Jobes, 1 Peter, 220; idem, ‘“Got Milk?” Septuagint Psalm 33 and the Interpretation of 1 Peter 2:1–3’, WTJ 63 (2002): 1–14; idem, ‘“Got Milk?” A Petrine Metaphor in 1 Peter 2.1–3 Revisited’, Leaven 20, no. 3 (2012): 121–26.
Alongside Jobes (see previous note), Woan, ‘The Use of the OT in 1 Peter’, 142–43, also picks up on this change yet, unlike Jobes, finds it to be inconsequential.
Jobes, 1 Peter, 220.
Chapple, ‘Appropriation of Scripture’, 165ff, sees twelve such allusions in 1 Peter 1 alone. Most notable are the references to the ‘elect’ (1:1); the covenant ceremony performed by Moses at Sinai (1:2; cf. Exod 24:3–8); and the language of inheritance (1:4; cf. Num 36:2; Deut 2:12, etc). See n. 90 for further references. That these allusions appear in the first four verses of 1 Peter 1 indicate at an early stage that the Exodus narrative is a strong frame of reference for the Petrine author.

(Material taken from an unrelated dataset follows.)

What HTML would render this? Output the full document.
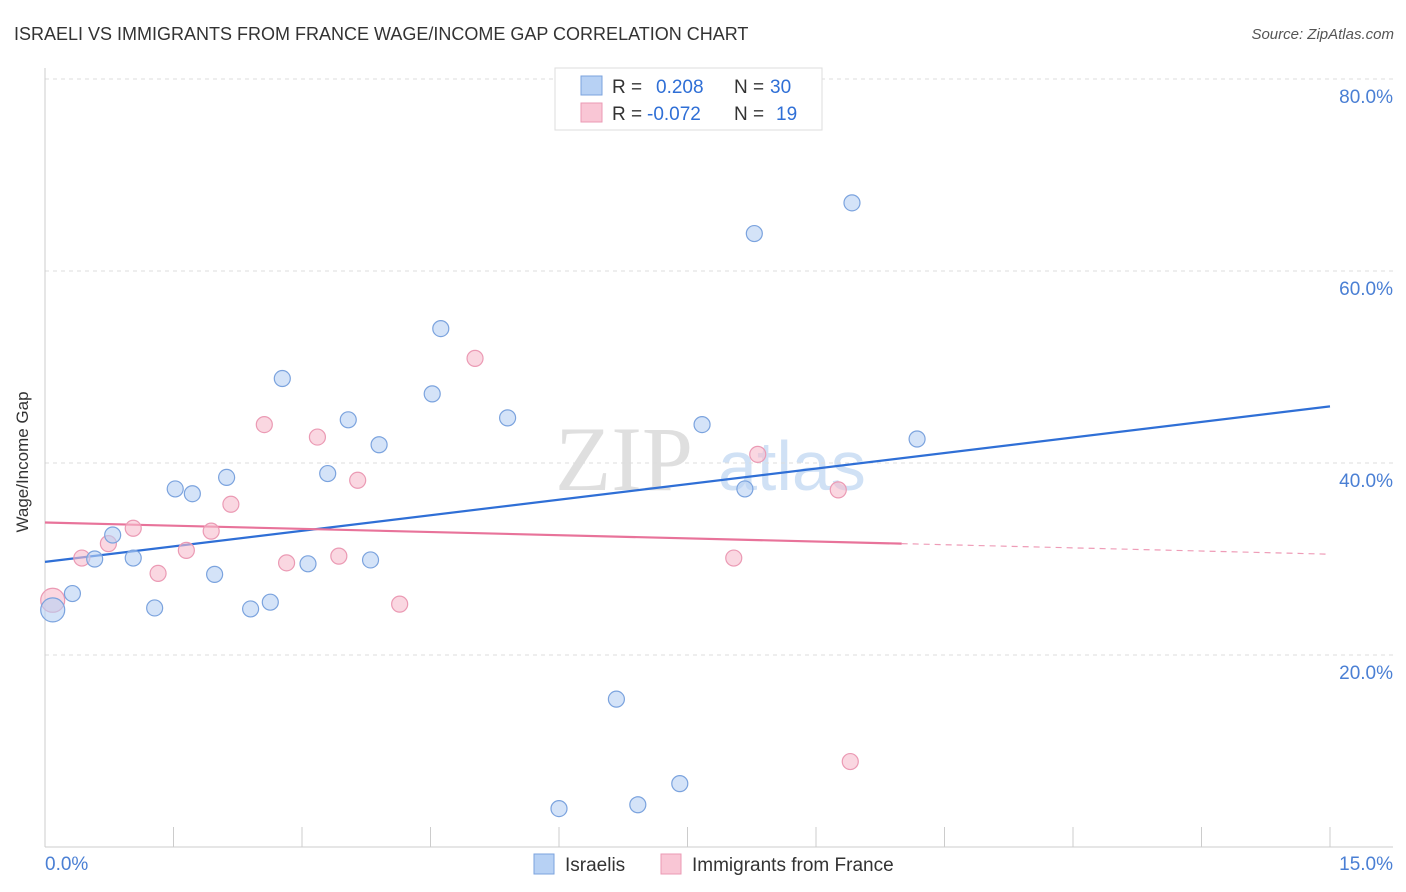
<!DOCTYPE html>
<html><head><meta charset="utf-8"><style>
body{margin:0;background:#fff;font-family:"Liberation Sans",sans-serif;}
svg{display:block}
</style></head><body>
<svg id="chart" width="1406" height="892">
<text x="14" y="40" font-size="18" fill="#333">ISRAELI VS IMMIGRANTS FROM FRANCE WAGE/INCOME GAP CORRELATION CHART</text>
<text x="1394" y="39" font-size="15" fill="#555" font-style="italic" text-anchor="end">Source: ZipAtlas.com</text>
<g>
<text x="555" y="490" font-size="92" fill="#d8d8d8" font-family="Liberation Serif,serif" opacity="0.8">ZIP</text>
<text x="718" y="490" font-size="70" fill="#c5daf3" opacity="0.8">atlas</text>
</g>
<g id="grid"></g>
<g id="axes"></g>
<g id="lines"></g>
<g id="points"></g>
<g>
<rect x="555" y="68" width="267" height="62" fill="#fff" stroke="#ddd"/>
<rect x="581" y="76" width="21" height="19" fill="#b7d1f4" stroke="#7ba3de"/>
<rect x="581" y="103" width="21" height="19" fill="#f9c6d5" stroke="#eb9ab4"/>
<text x="612" y="93" font-size="19" fill="#333">R = <tspan fill="#2f6fd6" x="656">0.208</tspan><tspan x="734" fill="#333">N =</tspan><tspan x="770" fill="#2f6fd6">30</tspan></text>
<text x="612" y="120" font-size="19" fill="#333">R = <tspan fill="#2f6fd6" x="647">-0.072</tspan><tspan x="734" fill="#333">N =</tspan><tspan x="776" fill="#2f6fd6">19</tspan></text>
</g>
<g>
<rect x="534" y="854" width="20" height="20" fill="#b7d1f4" stroke="#7ba3de"/>
<text x="565" y="871" font-size="19" fill="#333">Israelis</text>
<rect x="661" y="854" width="20" height="20" fill="#f9c6d5" stroke="#eb9ab4"/>
<text x="692" y="871" font-size="19" fill="#333">Immigrants from France</text>
</g>
<text x="22" y="456" font-size="17" fill="#333" text-anchor="middle" transform="rotate(-90 28 456)">Wage/Income Gap</text>
</svg>
<script>
const yTicks=[20,40,60,80];
const yTickLabels=["20.0%","40.0%","60.0%","80.0%"];
const xTickLabels=["0.0%","15.0%"];
const israeliX=[0.09,0.32,0.58,0.79,1.03,1.28,1.52,1.72,1.98,2.12,2.40,2.63,2.77,3.07,3.30,3.54,3.80,3.90,4.52,4.62,5.40,6.00,6.67,6.92,7.41,7.67,8.17,8.28,9.42,10.18];
const israeliY=[24.7,26.4,30.0,32.5,30.1,24.9,37.3,36.8,28.4,38.5,24.8,25.5,48.8,29.5,38.9,44.5,29.9,41.9,47.2,54.0,44.7,4.0,15.4,4.4,6.6,44.0,37.3,63.9,67.1,42.5];
const franceX=[0.09,0.43,0.74,1.03,1.32,1.65,1.94,2.17,2.56,2.82,3.18,3.43,3.65,4.14,5.02,8.04,8.32,9.26,9.40];
const franceY=[25.7,30.1,31.6,33.2,28.5,30.9,32.9,35.7,44.0,29.6,42.7,30.3,38.2,25.3,50.9,30.1,40.9,37.2,8.9];
const blueTrend=[29.7,45.9];
const pinkTrend=[33.8,30.5];
const pinkSolidEnd=10.0;
const NS="http://www.w3.org/2000/svg";
const X=v=>45+v/15*1285;
const Y=v=>847-v*9.6;
function mk(tag,attrs,parent){const e=document.createElementNS(NS,tag);for(const k in attrs)e.setAttribute(k,attrs[k]);document.getElementById(parent).appendChild(e);return e;}
yTicks.forEach((t,i)=>{
 const l=mk('line',{x1:45,x2:1393,y1:Y(t),y2:Y(t),stroke:'#ddd','stroke-dasharray':'4,4'},'grid');
 
 
 const tx=mk('text',{x:1393,y:Y(t)+24,'font-size':19,fill:'#4a7fd4','text-anchor':'end'},'grid');
 tx.textContent=yTickLabels[i];
 
 
});
mk('line',{x1:45,x2:45,y1:68,y2:847,stroke:'#ccc'},'axes');
mk('line',{x1:45,x2:1393,y1:847,y2:847,stroke:'#ccc'},'axes');
for(let i=1;i<=10;i++){const t=mk('line',{x1:X(i*1.5),x2:X(i*1.5),y1:827,y2:847,stroke:'#ccc'},'axes');
 
 }
const xl0=mk('text',{x:45,y:870,'font-size':19,fill:'#4a7fd4'},'axes');xl0.textContent=xTickLabels[0];


const xl1=mk('text',{x:1393,y:870,'font-size':19,fill:'#4a7fd4','text-anchor':'end'},'axes');xl1.textContent=xTickLabels[1];


function pts(xs,ys,fill,stroke,name){xs.forEach((x,i)=>{const c=mk('circle',{cx:X(x),cy:Y(ys[i]),r:i==0?12:8,fill:fill,stroke:stroke,'stroke-width':1.2,'fill-opacity':0.6},'points');
 
 });}
pts(franceX,franceY,'#f7bccd','#eb9ab4','point-france');
pts(israeliX,israeliY,'#b7d1f4','#7ba3de','point-israeli');
const bl=mk('line',{x1:X(0),y1:Y(blueTrend[0]),x2:X(15),y2:Y(blueTrend[1]),stroke:'#2f6fd6','stroke-width':2.2},'lines');


const pm=pinkTrend[0]+(pinkTrend[1]-pinkTrend[0])*pinkSolidEnd/15;
const pl=mk('line',{x1:X(0),y1:Y(pinkTrend[0]),x2:X(pinkSolidEnd),y2:Y(pm),stroke:'#e8739a','stroke-width':2.2},'lines');


const pd=mk('line',{x1:X(pinkSolidEnd),y1:Y(pm),x2:X(15),y2:Y(pinkTrend[1]),stroke:'#e8739a','stroke-width':1.2,'stroke-dasharray':'6,5','opacity':0.7},'lines');


</script>
</body></html>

Chapple, ‘Appropriation of Scripture’, 167, expresses the same truth in terms of living between ‘redemption’ and ‘inheritance’ with regards to Israel’s liberation from Egypt and subsequent sojourn in the wilderness (see also n. 112, for further references). With regards to King David’s sojourn, however, I believe it best to use the expressions ‘promise’ and ‘inheritance’ with reference to his receiving the kingship from Saul. That said, the idea of redemption is present in that God continually saves David from Saul’s hand.
Chapple, ‘Appropriation of Scripture’, 170.
Joel B. Green, 1 Peter, THNTC (Grand Rapids: Wm. B. Eerdmans, 2007), 227.
For more on typological interpretation with specific reference to 1 Peter, see Leonhard Goppelt, Typos: The Typological Interpretation of the Old Testament in the New, trans. Donald H. Madvig (Grand Rapids: Wm. B. Eerdmans, 1982), 152–58.
Of course, Sarah (3:5–6) also acts as an individual type in 1 Peter, as does Noah (3:20); both of whom—like David, Abraham, and the nation of Israel—lived between a God-given promise and the fulfilment of that promise in their respective ways.